== Your goal ==
Pictures do not belong in the copy. Return all of the entries exactly.

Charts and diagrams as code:
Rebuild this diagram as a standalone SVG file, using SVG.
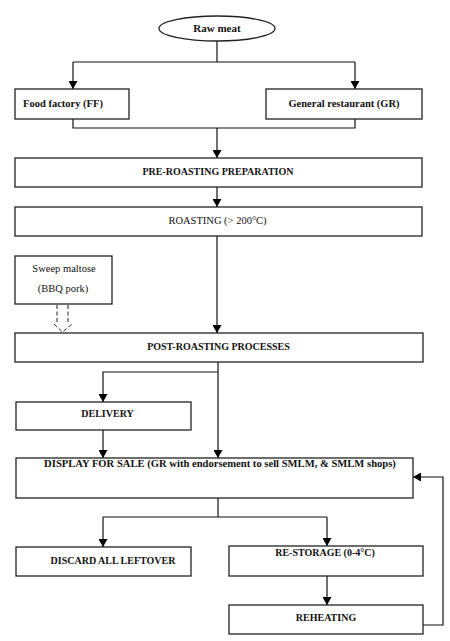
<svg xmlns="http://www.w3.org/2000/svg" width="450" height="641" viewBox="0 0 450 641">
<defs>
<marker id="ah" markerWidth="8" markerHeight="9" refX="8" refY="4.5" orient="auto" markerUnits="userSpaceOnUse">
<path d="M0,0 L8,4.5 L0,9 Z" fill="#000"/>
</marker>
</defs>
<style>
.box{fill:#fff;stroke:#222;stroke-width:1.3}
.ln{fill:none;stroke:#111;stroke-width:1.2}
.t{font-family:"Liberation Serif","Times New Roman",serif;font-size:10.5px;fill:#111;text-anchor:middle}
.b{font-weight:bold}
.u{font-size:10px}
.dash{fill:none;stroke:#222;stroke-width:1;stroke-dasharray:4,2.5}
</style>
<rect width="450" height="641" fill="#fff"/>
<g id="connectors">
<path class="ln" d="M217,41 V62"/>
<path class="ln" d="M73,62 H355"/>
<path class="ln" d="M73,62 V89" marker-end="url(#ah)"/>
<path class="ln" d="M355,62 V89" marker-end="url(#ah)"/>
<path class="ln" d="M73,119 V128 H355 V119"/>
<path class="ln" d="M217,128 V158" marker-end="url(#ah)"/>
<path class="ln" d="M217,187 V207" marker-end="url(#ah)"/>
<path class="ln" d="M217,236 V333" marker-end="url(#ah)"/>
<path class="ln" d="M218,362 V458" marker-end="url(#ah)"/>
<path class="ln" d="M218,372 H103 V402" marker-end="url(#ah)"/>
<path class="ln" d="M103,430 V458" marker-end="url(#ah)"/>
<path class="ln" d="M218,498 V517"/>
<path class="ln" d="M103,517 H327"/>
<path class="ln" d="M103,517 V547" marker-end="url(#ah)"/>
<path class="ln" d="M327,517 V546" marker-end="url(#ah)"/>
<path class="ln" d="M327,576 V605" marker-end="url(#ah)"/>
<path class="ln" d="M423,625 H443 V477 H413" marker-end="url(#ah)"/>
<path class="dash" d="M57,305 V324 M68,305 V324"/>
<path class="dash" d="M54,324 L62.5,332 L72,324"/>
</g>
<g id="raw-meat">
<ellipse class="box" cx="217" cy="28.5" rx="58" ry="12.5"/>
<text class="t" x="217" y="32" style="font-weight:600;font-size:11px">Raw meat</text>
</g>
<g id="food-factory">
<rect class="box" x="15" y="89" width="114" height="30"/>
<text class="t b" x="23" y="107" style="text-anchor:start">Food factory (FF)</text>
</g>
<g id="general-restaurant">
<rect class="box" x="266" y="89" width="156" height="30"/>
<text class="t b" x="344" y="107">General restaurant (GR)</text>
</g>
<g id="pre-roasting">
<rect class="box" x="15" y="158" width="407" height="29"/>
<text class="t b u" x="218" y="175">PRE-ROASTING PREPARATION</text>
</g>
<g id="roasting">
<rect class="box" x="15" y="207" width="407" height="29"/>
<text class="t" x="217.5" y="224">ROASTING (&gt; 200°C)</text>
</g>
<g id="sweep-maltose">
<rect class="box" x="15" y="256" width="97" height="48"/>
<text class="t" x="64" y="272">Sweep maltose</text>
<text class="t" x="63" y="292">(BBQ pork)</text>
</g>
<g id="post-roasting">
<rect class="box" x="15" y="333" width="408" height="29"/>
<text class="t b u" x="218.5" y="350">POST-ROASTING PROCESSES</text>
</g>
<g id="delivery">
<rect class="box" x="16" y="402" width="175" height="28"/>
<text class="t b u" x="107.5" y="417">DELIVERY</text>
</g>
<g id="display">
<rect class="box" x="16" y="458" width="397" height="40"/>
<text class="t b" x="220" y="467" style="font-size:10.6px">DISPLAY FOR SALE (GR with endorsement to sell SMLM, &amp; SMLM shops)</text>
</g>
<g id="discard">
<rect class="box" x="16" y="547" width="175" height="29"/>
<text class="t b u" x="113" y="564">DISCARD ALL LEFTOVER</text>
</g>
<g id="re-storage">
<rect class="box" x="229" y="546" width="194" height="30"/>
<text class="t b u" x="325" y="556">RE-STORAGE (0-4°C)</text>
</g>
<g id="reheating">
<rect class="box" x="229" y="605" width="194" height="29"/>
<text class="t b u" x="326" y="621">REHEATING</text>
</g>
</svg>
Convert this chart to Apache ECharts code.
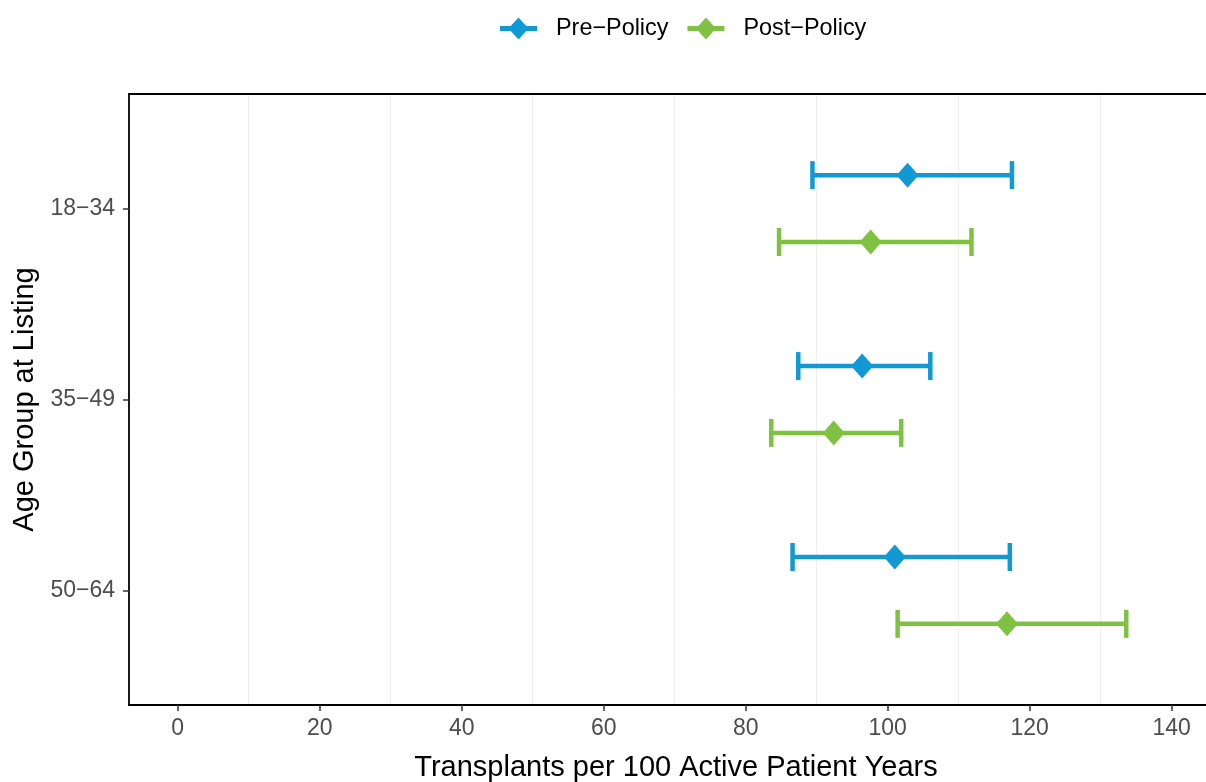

== Final answer ==
Rebuild this diagram as a standalone SVG file, using SVG.
<svg xmlns="http://www.w3.org/2000/svg" width="450" height="641" viewBox="0 0 450 641">
<defs>
<marker id="ah" markerWidth="8" markerHeight="9" refX="8" refY="4.5" orient="auto" markerUnits="userSpaceOnUse">
<path d="M0,0 L8,4.5 L0,9 Z" fill="#000"/>
</marker>
</defs>
<style>
.box{fill:#fff;stroke:#222;stroke-width:1.3}
.ln{fill:none;stroke:#111;stroke-width:1.2}
.t{font-family:"Liberation Serif","Times New Roman",serif;font-size:10.5px;fill:#111;text-anchor:middle}
.b{font-weight:bold}
.u{font-size:10px}
.dash{fill:none;stroke:#222;stroke-width:1;stroke-dasharray:4,2.5}
</style>
<rect width="450" height="641" fill="#fff"/>
<g id="connectors">
<path class="ln" d="M217,41 V62"/>
<path class="ln" d="M73,62 H355"/>
<path class="ln" d="M73,62 V89" marker-end="url(#ah)"/>
<path class="ln" d="M355,62 V89" marker-end="url(#ah)"/>
<path class="ln" d="M73,119 V128 H355 V119"/>
<path class="ln" d="M217,128 V158" marker-end="url(#ah)"/>
<path class="ln" d="M217,187 V207" marker-end="url(#ah)"/>
<path class="ln" d="M217,236 V333" marker-end="url(#ah)"/>
<path class="ln" d="M218,362 V458" marker-end="url(#ah)"/>
<path class="ln" d="M218,372 H103 V402" marker-end="url(#ah)"/>
<path class="ln" d="M103,430 V458" marker-end="url(#ah)"/>
<path class="ln" d="M218,498 V517"/>
<path class="ln" d="M103,517 H327"/>
<path class="ln" d="M103,517 V547" marker-end="url(#ah)"/>
<path class="ln" d="M327,517 V546" marker-end="url(#ah)"/>
<path class="ln" d="M327,576 V605" marker-end="url(#ah)"/>
<path class="ln" d="M423,625 H443 V477 H413" marker-end="url(#ah)"/>
<path class="dash" d="M57,305 V324 M68,305 V324"/>
<path class="dash" d="M54,324 L62.5,332 L72,324"/>
</g>
<g id="raw-meat">
<ellipse class="box" cx="217" cy="28.5" rx="58" ry="12.5"/>
<text class="t" x="217" y="32" style="font-weight:600;font-size:11px">Raw meat</text>
</g>
<g id="food-factory">
<rect class="box" x="15" y="89" width="114" height="30"/>
<text class="t b" x="23" y="107" style="text-anchor:start">Food factory (FF)</text>
</g>
<g id="general-restaurant">
<rect class="box" x="266" y="89" width="156" height="30"/>
<text class="t b" x="344" y="107">General restaurant (GR)</text>
</g>
<g id="pre-roasting">
<rect class="box" x="15" y="158" width="407" height="29"/>
<text class="t b u" x="218" y="175">PRE-ROASTING PREPARATION</text>
</g>
<g id="roasting">
<rect class="box" x="15" y="207" width="407" height="29"/>
<text class="t" x="217.5" y="224">ROASTING (&gt; 200°C)</text>
</g>
<g id="sweep-maltose">
<rect class="box" x="15" y="256" width="97" height="48"/>
<text class="t" x="64" y="272">Sweep maltose</text>
<text class="t" x="63" y="292">(BBQ pork)</text>
</g>
<g id="post-roasting">
<rect class="box" x="15" y="333" width="408" height="29"/>
<text class="t b u" x="218.5" y="350">POST-ROASTING PROCESSES</text>
</g>
<g id="delivery">
<rect class="box" x="16" y="402" width="175" height="28"/>
<text class="t b u" x="107.5" y="417">DELIVERY</text>
</g>
<g id="display">
<rect class="box" x="16" y="458" width="397" height="40"/>
<text class="t b" x="220" y="467" style="font-size:10.6px">DISPLAY FOR SALE (GR with endorsement to sell SMLM, &amp; SMLM shops)</text>
</g>
<g id="discard">
<rect class="box" x="16" y="547" width="175" height="29"/>
<text class="t b u" x="113" y="564">DISCARD ALL LEFTOVER</text>
</g>
<g id="re-storage">
<rect class="box" x="229" y="546" width="194" height="30"/>
<text class="t b u" x="325" y="556">RE-STORAGE (0-4°C)</text>
</g>
<g id="reheating">
<rect class="box" x="229" y="605" width="194" height="29"/>
<text class="t b u" x="326" y="621">REHEATING</text>
</g>
</svg>
Convert this chart to Apache ECharts code.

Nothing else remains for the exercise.